The Raspberry Pi Foundation is a UK registered charity (Registration Number 1129409) which exists to promote the study of computer science and related topics, especially at school level, and to put the fun back into learning computing. We expect this computer to have many other applications both in the developed and the developing world.
Please note that the Raspberry Pi isn't released yet - this page is a community work in progress in preperation for the launch
OTG Device mode
The idea: A student has damaged or wiped the OS on their SDCard. By plugging two Raspberry Pi's back-to-back using the Mini-AB cable with the white end attached to the working device and a recovery SDcard image in the non-working device, the firmware will allow the non-working unit's SD card to be accessible to the working unit.

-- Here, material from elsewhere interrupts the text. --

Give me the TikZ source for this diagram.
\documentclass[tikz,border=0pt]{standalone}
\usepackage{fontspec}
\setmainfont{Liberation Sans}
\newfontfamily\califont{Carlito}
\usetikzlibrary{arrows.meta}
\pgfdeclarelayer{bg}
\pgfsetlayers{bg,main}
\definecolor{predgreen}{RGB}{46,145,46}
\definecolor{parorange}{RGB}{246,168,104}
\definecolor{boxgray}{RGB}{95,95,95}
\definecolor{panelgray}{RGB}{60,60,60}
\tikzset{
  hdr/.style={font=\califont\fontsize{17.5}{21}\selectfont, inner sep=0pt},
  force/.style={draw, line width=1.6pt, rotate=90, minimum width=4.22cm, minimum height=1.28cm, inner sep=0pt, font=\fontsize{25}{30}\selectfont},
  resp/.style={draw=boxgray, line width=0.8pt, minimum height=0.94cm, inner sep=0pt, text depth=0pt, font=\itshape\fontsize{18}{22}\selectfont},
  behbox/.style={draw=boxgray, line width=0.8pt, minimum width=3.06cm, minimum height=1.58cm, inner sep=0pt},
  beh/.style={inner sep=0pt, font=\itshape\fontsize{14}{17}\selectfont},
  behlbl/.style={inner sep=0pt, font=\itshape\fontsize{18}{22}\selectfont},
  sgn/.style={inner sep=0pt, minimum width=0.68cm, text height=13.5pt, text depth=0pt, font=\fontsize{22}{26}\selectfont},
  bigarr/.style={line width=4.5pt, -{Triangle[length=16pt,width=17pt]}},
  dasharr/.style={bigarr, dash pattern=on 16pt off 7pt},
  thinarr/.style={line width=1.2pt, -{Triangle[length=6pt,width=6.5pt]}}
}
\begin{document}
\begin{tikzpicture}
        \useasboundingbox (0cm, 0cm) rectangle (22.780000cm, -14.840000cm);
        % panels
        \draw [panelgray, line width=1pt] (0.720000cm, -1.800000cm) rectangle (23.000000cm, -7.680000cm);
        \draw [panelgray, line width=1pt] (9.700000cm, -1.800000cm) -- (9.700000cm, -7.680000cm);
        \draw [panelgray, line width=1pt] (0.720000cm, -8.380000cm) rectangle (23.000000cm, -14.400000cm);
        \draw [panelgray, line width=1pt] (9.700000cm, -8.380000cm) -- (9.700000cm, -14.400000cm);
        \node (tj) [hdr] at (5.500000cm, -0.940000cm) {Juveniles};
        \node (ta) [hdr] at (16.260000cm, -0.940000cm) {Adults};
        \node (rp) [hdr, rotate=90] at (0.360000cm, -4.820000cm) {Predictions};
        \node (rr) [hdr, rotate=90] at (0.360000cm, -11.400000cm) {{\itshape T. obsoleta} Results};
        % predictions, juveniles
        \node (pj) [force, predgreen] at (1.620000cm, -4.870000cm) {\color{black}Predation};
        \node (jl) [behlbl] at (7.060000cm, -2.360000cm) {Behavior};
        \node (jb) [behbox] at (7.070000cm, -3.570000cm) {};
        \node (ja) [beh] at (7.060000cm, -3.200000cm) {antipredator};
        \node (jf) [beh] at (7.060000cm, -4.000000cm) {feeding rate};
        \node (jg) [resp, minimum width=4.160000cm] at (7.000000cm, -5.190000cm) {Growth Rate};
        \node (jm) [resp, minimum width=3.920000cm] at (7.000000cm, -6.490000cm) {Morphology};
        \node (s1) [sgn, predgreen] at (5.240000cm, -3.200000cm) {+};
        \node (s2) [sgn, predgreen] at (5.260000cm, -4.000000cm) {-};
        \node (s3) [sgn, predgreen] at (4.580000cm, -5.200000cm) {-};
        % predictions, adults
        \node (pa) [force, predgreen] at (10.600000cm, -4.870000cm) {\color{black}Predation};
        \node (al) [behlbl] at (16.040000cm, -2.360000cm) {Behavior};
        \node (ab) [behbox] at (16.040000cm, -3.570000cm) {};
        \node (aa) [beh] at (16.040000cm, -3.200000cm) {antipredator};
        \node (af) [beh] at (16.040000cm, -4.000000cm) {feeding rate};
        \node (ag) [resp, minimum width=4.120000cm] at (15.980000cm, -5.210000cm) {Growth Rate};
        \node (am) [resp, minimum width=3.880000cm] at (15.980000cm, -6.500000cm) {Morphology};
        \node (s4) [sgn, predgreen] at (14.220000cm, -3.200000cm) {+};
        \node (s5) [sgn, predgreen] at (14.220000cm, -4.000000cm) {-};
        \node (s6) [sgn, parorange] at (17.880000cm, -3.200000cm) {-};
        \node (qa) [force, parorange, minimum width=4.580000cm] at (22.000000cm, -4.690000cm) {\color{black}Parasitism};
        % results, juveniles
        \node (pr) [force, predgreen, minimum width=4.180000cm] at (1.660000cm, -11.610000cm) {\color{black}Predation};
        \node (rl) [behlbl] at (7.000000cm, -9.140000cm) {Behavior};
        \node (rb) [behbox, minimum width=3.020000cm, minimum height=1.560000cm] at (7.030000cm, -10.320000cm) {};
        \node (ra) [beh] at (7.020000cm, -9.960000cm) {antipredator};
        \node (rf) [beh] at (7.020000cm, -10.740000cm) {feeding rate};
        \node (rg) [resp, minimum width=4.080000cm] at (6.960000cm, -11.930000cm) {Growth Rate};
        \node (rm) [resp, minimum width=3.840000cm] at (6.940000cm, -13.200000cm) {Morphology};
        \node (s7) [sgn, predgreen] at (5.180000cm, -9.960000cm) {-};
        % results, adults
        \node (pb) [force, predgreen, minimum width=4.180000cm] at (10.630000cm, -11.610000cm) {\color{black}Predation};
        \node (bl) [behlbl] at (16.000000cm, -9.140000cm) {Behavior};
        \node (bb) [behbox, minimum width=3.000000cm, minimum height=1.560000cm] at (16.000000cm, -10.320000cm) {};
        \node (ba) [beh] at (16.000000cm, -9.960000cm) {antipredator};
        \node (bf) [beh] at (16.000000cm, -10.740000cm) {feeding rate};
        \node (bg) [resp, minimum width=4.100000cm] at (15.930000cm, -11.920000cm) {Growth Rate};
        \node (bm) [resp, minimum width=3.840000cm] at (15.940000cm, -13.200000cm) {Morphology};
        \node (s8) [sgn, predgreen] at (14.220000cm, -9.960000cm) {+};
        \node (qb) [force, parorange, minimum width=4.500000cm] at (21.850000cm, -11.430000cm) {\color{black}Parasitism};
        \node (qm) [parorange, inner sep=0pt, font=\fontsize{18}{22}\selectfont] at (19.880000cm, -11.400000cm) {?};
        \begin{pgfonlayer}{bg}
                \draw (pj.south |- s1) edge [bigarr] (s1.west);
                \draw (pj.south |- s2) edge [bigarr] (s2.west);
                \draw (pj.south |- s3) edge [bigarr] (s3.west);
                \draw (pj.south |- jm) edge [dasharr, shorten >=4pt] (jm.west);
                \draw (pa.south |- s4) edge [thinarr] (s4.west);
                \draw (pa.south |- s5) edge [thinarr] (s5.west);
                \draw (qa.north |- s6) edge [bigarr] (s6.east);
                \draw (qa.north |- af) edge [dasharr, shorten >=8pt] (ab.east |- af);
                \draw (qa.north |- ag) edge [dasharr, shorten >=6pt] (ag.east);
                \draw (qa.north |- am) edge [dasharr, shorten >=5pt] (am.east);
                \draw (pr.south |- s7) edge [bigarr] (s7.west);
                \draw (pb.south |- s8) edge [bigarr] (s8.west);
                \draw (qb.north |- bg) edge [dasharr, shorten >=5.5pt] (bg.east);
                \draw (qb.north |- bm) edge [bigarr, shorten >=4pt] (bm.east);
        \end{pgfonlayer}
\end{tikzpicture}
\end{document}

The detail: Once both devices are booted, the recovery image runs completely from RAM. The SDcard can be ejected and the damaged or wiped SDcard inserted. The SDcard of the working machine can then be cloned.
The task: The device won’t support device mode out of the box, though we’re using a Synopsys OTG core so the hardware is there and the firmware is open, so it might be possible. I suspect if you forced 5V onto the USB power rail it would boot.
A device driver would need to be written and a recovery image created. A command line tool set will need to be provided to deliver the functionality described above.
The idea: A script which partitions and formats the SDcard ready for software.
The detail: BeagleBoard community uses something similar, see http://www.angstrom-distribution.org/demo/beagleboard/ and http://www.xora.org.uk/2009/08/14/omap3-sd-booting/
The task: Write a script to create a FAT32 partition for the GPU firmware and a EXT3 partition for the rootfs.